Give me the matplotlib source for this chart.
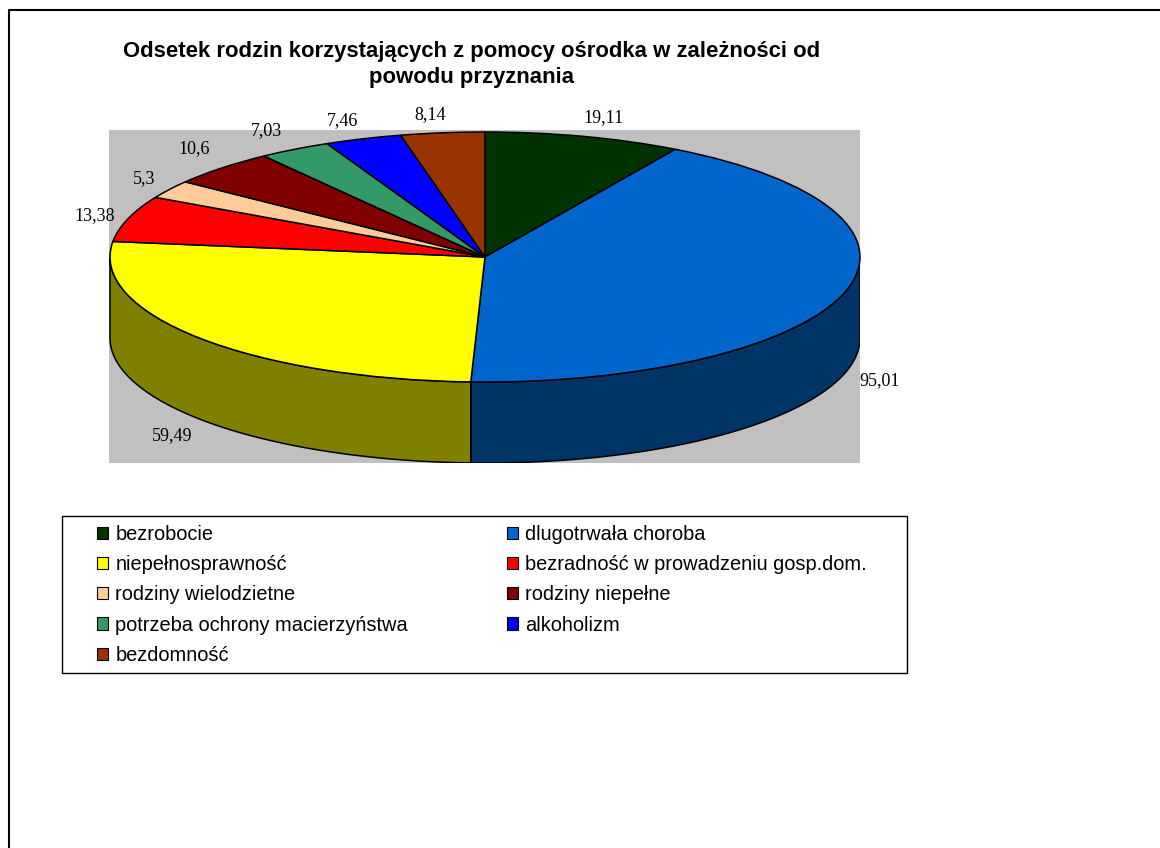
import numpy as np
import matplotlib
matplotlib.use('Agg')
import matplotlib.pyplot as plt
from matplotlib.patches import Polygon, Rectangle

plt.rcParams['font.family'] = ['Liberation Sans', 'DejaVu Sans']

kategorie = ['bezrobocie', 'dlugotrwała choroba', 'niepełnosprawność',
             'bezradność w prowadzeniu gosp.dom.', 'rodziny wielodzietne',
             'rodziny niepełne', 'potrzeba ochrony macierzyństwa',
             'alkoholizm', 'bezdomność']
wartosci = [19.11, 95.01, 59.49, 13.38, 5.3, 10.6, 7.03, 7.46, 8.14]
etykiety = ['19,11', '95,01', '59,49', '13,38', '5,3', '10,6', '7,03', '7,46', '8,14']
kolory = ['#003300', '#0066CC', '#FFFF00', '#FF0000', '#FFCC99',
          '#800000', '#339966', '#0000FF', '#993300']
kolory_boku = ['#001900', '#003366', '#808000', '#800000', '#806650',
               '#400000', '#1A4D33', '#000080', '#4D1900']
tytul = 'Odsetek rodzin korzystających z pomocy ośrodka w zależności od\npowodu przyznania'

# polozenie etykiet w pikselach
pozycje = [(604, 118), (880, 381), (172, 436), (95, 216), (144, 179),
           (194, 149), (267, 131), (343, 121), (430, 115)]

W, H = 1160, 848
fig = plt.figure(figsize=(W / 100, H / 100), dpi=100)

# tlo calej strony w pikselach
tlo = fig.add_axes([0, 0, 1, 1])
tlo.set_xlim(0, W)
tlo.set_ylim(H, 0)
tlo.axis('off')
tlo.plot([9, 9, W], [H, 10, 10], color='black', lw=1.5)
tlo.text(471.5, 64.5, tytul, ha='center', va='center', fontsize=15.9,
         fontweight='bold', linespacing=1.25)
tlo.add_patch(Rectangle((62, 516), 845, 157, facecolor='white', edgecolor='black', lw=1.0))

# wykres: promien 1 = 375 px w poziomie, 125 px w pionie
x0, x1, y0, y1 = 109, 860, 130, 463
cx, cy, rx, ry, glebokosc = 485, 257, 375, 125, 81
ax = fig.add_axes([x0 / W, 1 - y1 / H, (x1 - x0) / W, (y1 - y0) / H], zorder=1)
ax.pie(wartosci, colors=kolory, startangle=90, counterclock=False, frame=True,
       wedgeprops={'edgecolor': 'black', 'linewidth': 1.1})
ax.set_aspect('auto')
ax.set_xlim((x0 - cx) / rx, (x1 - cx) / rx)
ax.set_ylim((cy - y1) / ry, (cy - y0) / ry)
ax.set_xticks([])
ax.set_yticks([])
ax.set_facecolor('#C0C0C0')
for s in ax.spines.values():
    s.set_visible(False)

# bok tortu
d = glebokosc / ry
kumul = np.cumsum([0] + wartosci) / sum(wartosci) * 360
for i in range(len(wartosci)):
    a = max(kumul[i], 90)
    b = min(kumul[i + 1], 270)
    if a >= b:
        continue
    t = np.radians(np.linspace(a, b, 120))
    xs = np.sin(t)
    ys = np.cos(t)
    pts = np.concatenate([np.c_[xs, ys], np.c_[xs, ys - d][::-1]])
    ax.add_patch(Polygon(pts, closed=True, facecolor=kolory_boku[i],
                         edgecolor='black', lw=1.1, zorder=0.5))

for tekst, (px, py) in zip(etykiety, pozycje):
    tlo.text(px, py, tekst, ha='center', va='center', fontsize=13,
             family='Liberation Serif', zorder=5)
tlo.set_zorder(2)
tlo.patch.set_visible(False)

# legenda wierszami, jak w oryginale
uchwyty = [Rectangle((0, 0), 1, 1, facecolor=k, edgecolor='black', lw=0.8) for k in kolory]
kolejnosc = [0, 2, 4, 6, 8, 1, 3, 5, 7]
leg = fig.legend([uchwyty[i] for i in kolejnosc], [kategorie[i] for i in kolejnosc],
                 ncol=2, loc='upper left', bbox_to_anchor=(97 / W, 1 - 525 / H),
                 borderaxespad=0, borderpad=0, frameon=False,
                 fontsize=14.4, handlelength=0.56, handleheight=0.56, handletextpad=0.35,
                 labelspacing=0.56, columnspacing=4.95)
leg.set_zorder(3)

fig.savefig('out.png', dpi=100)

=-=-=-=-=

OBJECTIVE – Ignore the images and quote every line of the listing exactly.

FINISHED TASK –
Give me the matplotlib source for this chart.
import numpy as np
import matplotlib
matplotlib.use('Agg')
import matplotlib.pyplot as plt
from matplotlib.patches import Polygon, Rectangle

plt.rcParams['font.family'] = ['Liberation Sans', 'DejaVu Sans']

kategorie = ['bezrobocie', 'dlugotrwała choroba', 'niepełnosprawność',
             'bezradność w prowadzeniu gosp.dom.', 'rodziny wielodzietne',
             'rodziny niepełne', 'potrzeba ochrony macierzyństwa',
             'alkoholizm', 'bezdomność']
wartosci = [19.11, 95.01, 59.49, 13.38, 5.3, 10.6, 7.03, 7.46, 8.14]
etykiety = ['19,11', '95,01', '59,49', '13,38', '5,3', '10,6', '7,03', '7,46', '8,14']
kolory = ['#003300', '#0066CC', '#FFFF00', '#FF0000', '#FFCC99',
          '#800000', '#339966', '#0000FF', '#993300']
kolory_boku = ['#001900', '#003366', '#808000', '#800000', '#806650',
               '#400000', '#1A4D33', '#000080', '#4D1900']
tytul = 'Odsetek rodzin korzystających z pomocy ośrodka w zależności od\npowodu przyznania'

# polozenie etykiet w pikselach
pozycje = [(604, 118), (880, 381), (172, 436), (95, 216), (144, 179),
           (194, 149), (267, 131), (343, 121), (430, 115)]

W, H = 1160, 848
fig = plt.figure(figsize=(W / 100, H / 100), dpi=100)

# tlo calej strony w pikselach
tlo = fig.add_axes([0, 0, 1, 1])
tlo.set_xlim(0, W)
tlo.set_ylim(H, 0)
tlo.axis('off')
tlo.plot([9, 9, W], [H, 10, 10], color='black', lw=1.5)
tlo.text(471.5, 64.5, tytul, ha='center', va='center', fontsize=15.9,
         fontweight='bold', linespacing=1.25)
tlo.add_patch(Rectangle((62, 516), 845, 157, facecolor='white', edgecolor='black', lw=1.0))

# wykres: promien 1 = 375 px w poziomie, 125 px w pionie
x0, x1, y0, y1 = 109, 860, 130, 463
cx, cy, rx, ry, glebokosc = 485, 257, 375, 125, 81
ax = fig.add_axes([x0 / W, 1 - y1 / H, (x1 - x0) / W, (y1 - y0) / H], zorder=1)
ax.pie(wartosci, colors=kolory, startangle=90, counterclock=False, frame=True,
       wedgeprops={'edgecolor': 'black', 'linewidth': 1.1})
ax.set_aspect('auto')
ax.set_xlim((x0 - cx) / rx, (x1 - cx) / rx)
ax.set_ylim((cy - y1) / ry, (cy - y0) / ry)
ax.set_xticks([])
ax.set_yticks([])
ax.set_facecolor('#C0C0C0')
for s in ax.spines.values():
    s.set_visible(False)

# bok tortu
d = glebokosc / ry
kumul = np.cumsum([0] + wartosci) / sum(wartosci) * 360
for i in range(len(wartosci)):
    a = max(kumul[i], 90)
    b = min(kumul[i + 1], 270)
    if a >= b:
        continue
    t = np.radians(np.linspace(a, b, 120))
    xs = np.sin(t)
    ys = np.cos(t)
    pts = np.concatenate([np.c_[xs, ys], np.c_[xs, ys - d][::-1]])
    ax.add_patch(Polygon(pts, closed=True, facecolor=kolory_boku[i],
                         edgecolor='black', lw=1.1, zorder=0.5))

for tekst, (px, py) in zip(etykiety, pozycje):
    tlo.text(px, py, tekst, ha='center', va='center', fontsize=13,
             family='Liberation Serif', zorder=5)
tlo.set_zorder(2)
tlo.patch.set_visible(False)

# legenda wierszami, jak w oryginale
uchwyty = [Rectangle((0, 0), 1, 1, facecolor=k, edgecolor='black', lw=0.8) for k in kolory]
kolejnosc = [0, 2, 4, 6, 8, 1, 3, 5, 7]
leg = fig.legend([uchwyty[i] for i in kolejnosc], [kategorie[i] for i in kolejnosc],
                 ncol=2, loc='upper left', bbox_to_anchor=(97 / W, 1 - 525 / H),
                 borderaxespad=0, borderpad=0, frameon=False,
                 fontsize=14.4, handlelength=0.56, handleheight=0.56, handletextpad=0.35,
                 labelspacing=0.56, columnspacing=4.95)
leg.set_zorder(3)

fig.savefig('out.png', dpi=100)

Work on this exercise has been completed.